Investigator Biographies:

Dr Yanling Liao

Dr. Yanling Liao

Dr. Yanling Liao obtained her Bachelor of Science in Biology at Xiamen University, P.R. China and her PhD from the Department of Biochemistry at Albert Einstein College of Medicine, New York, investigating the mechanism of RNA transcriptional regulation. She did her postdoctoral training in Dr. Helen Blau’s laboratory at the Department of Immunology & Microbiology at Stanford University School of Medicine, California, and later joined Dr. Mitchell Cairo’s laboratory in the Department of Pediatrics, Columbia University Medical Center, New York. Dr. Liao became a Research Assistant Professor of Pediatrics in 2011 and an Assistant Professor of Pediatrics in 2014 at New York Medical College, where her main research has been focused on preclinical development of stem cell and protein therapies for RDEB. 


Professor Mitchell Cairo

Professor Mitchell Cairo

Professor Mitchell Cairo is currently the Associate Chairman and Professor (with tenure) in the Department of Pediatrics at New York Medical College (NYMC).
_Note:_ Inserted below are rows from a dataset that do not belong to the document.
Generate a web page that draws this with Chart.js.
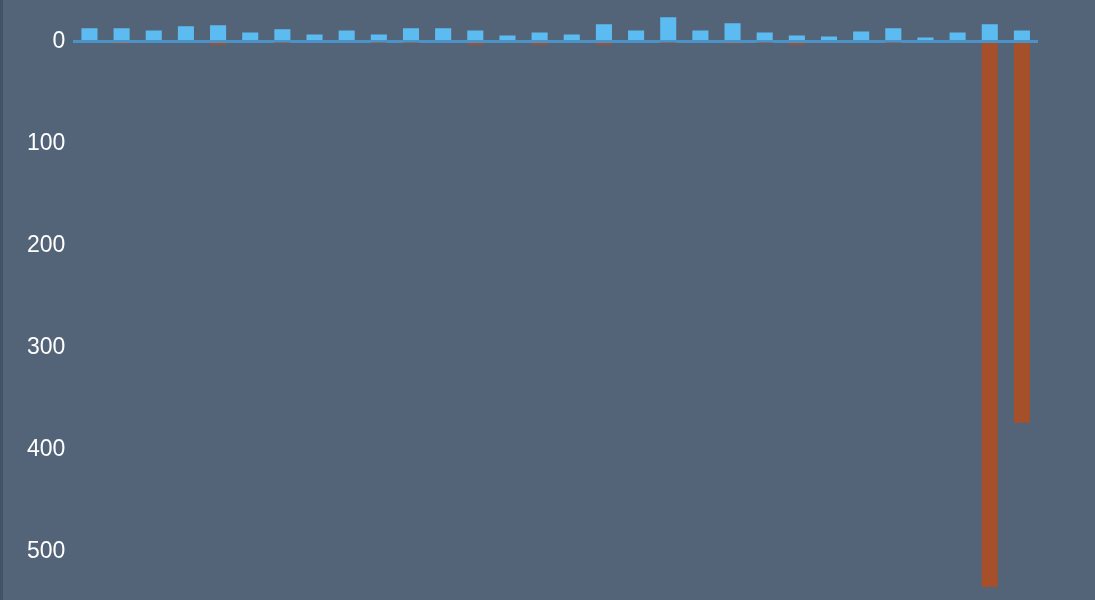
<!DOCTYPE html>
<html>
<head>
<meta charset="utf-8">
<script src="https://cdn.jsdelivr.net/npm/chart.js@4.4.1/dist/chart.umd.min.js"></script>
<style>
  html, body { margin: 0; padding: 0; background: #536479; }
  body { width: 1095px; height: 600px; overflow: hidden; border-left: 3px solid #435166; box-sizing: border-box; position: relative; }
  #wrap { position: absolute; left: 0; top: -22px; width: 1092px; height: 646px; }
</style>
</head>
<body>
<div id="wrap"><canvas id="myChart"></canvas></div>
<script>
'use strict';
let categories = ['1','2','3','4','5','6','7','8','9','10','11','12','13','14','15',
                  '16','17','18','19','20','21','22','23','24','25','26','27','28','29','30'];
// blue bars go up (negative values on the reversed axis)
let blueValues = [-13,-13,-11,-15,-16,-9,-12,-7,-11,-7,-13,-13,-11,-6,-9,
                  -7,-17,-11,-24,-11,-18,-9,-6,-5,-10,-13,-4,-9,-17,-11];
let orangeValues = [0,2,0,0,3,0,1,0,0,1,1,0,3,0,3,
                    0,3,0,1,0,2,1,3,0,0,1,0,0,535,374];
let yTicks = [0,100,200,300,400,500];

let ctx = document.getElementById('myChart').getContext('2d');
let chart = new Chart(ctx, {
  type: 'bar',
  data: {
    labels: categories,
    datasets: [
      {
        label: 'blue',
        backgroundColor: '#5cbcf2',
        data: blueValues,
        barPercentage: 0.5,
        categoryPercentage: 1
      },
      {
        label: 'orange',
        backgroundColor: '#a5502a',
        data: orangeValues,
        barPercentage: 0.5,
        categoryPercentage: 1
      }
    ]
  },
  options: {
    responsive: true,
    maintainAspectRatio: false,
    animation: false,
    layout: { padding: { left: 16, right: 57, top: 0, bottom: 0 } },
    plugins: { legend: { display: false }, tooltip: { enabled: false } },
    scales: {
      x: {
        stacked: true,
        display: false
      },
      y: {
        stacked: true,
        reverse: true,
        min: -41,
        max: 550,
        afterBuildTicks: function (axis) {
          axis.ticks = yTicks.map(function (v) { return { value: v }; });
        },
        ticks: {
          color: '#ffffff',
          padding: 8,
          font: { family: 'Liberation Sans, Arial, sans-serif', size: 23 }
        },
        border: { display: false },
        grid: {
          drawTicks: false,
          color: function (c) { return c.tick && c.tick.value === 0 ? '#4b93c6' : 'rgba(0,0,0,0)'; },
          lineWidth: function (c) { return c.tick && c.tick.value === 0 ? 3 : 0; }
        }
      }
    }
  }
});
</script>
</body>
</html>
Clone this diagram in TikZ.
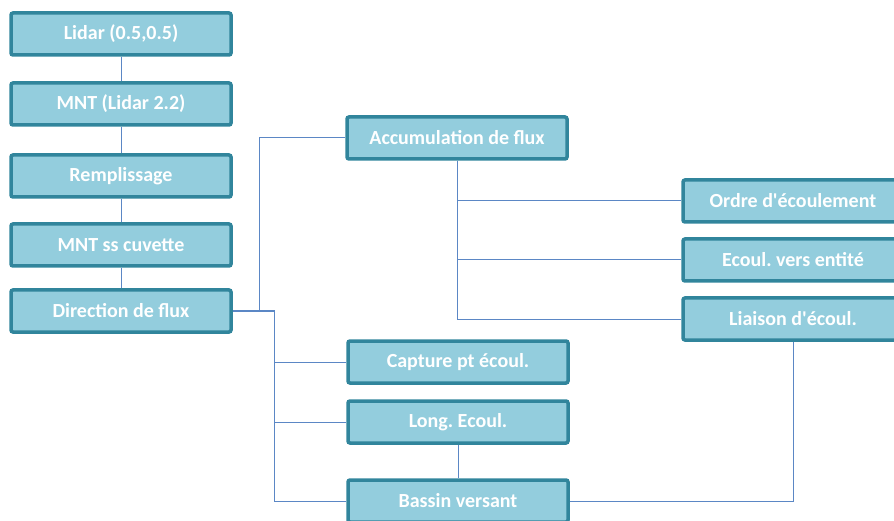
\documentclass[tikz,border=0pt]{standalone}
\usepackage{fontspec}
\setmainfont{Carlito}
\usetikzlibrary{positioning,calc}
\frenchspacing

\definecolor{boitefond}{HTML}{93CDDD}
\definecolor{boitebord}{HTML}{31859C}
\definecolor{lien}{HTML}{5B87C5}

\begin{document}
\begin{tikzpicture}[x=1pt,y=-1pt,
    etape/.style={draw=boitebord, fill=boitefond, line width=3.5pt, rounded corners=2pt,
        minimum width=220pt, minimum height=42pt, inner sep=0pt,
        text=white, font=\fontsize{20}{24}\selectfont\bfseries},
    lien/.style={draw=lien, line width=1pt}]
    \useasboundingbox (0,0) rectangle (894,521);

    % colonne de gauche
    \node (lidar) [etape] at (121,34) {Lidar (0.5,0.5)};
    \node (mnt) [etape] at (121,104) {MNT (Lidar 2.2)};
    \node (remplissage) [etape] at (121,176) {Remplissage};
    \node (cuvette) [etape] at (121,245) {MNT ss cuvette};
    \node (direction) [etape] at (121,311) {Direction de flux};

    % accumulation et ses sorties
    \node (accum) [etape] at (457,138) {Accumulation de flux};
    \node (ordre) [etape] at (793,201) {Ordre d\textquotesingle écoulement};
    \node (entite) [etape] at (793,260) {Ecoul. vers entité};
    \node (liaison) [etape] at (793,319) {Liaison d\textquotesingle écoul.};

    % sorties de la direction
    \node (capture) [etape] at (458,362) {Capture pt écoul.};
    \node (longueur) [etape] at (458,422) {Long. Ecoul.};
    \node (bassin) [etape] at (458,501) {Bassin versant};

    \coordinate (bus) at ($(direction.east)+(42,0)$);

    \draw [lien] (lidar) -- (mnt);
    \draw [lien] (mnt) -- (remplissage);
    \draw [lien] (remplissage) -- (cuvette);
    \draw [lien] (cuvette) -- (direction);

    \draw [lien] (direction.east) -- ++(27,0) |- (accum.west);
    \draw [lien] (direction.east) -- (bus) |- (bassin.west);
    \draw [lien] (bus) |- (capture.west);
    \draw [lien] (bus) |- (longueur.west);

    \draw [lien] (accum.south) |- (liaison.west);
    \draw [lien] (accum.south) |- (ordre.west);
    \draw [lien] (accum.south) |- (entite.west);

    \draw [lien] (longueur) -- (bassin);
    \draw [lien] (liaison.south) |- (bassin.east);
\end{tikzpicture}
\end{document}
His additional current leadership positions include being the Chief of the Division of Pediatric Hematology, Oncology and Stem Cell Transplantation, Program Director of the Adult & Pediatric BMT Program, Director of the Childhood and Adolescent Cancer and Blood Disease Center, Medical and Scientific Director of the GMP Cellular and Tissue Engineering Laboratory at Westchester Medical Center (WMC), Medical Director of the WMC Hematotherapy Program and Chair of the WMC Adult and Pediatric Cancer Program. Dr. Cairo’s additional academic appointments include being a Professor of Medicine, Pathology, Microbiology and Immunology and Cell Biology and Anatomy and Public Health at NYMC.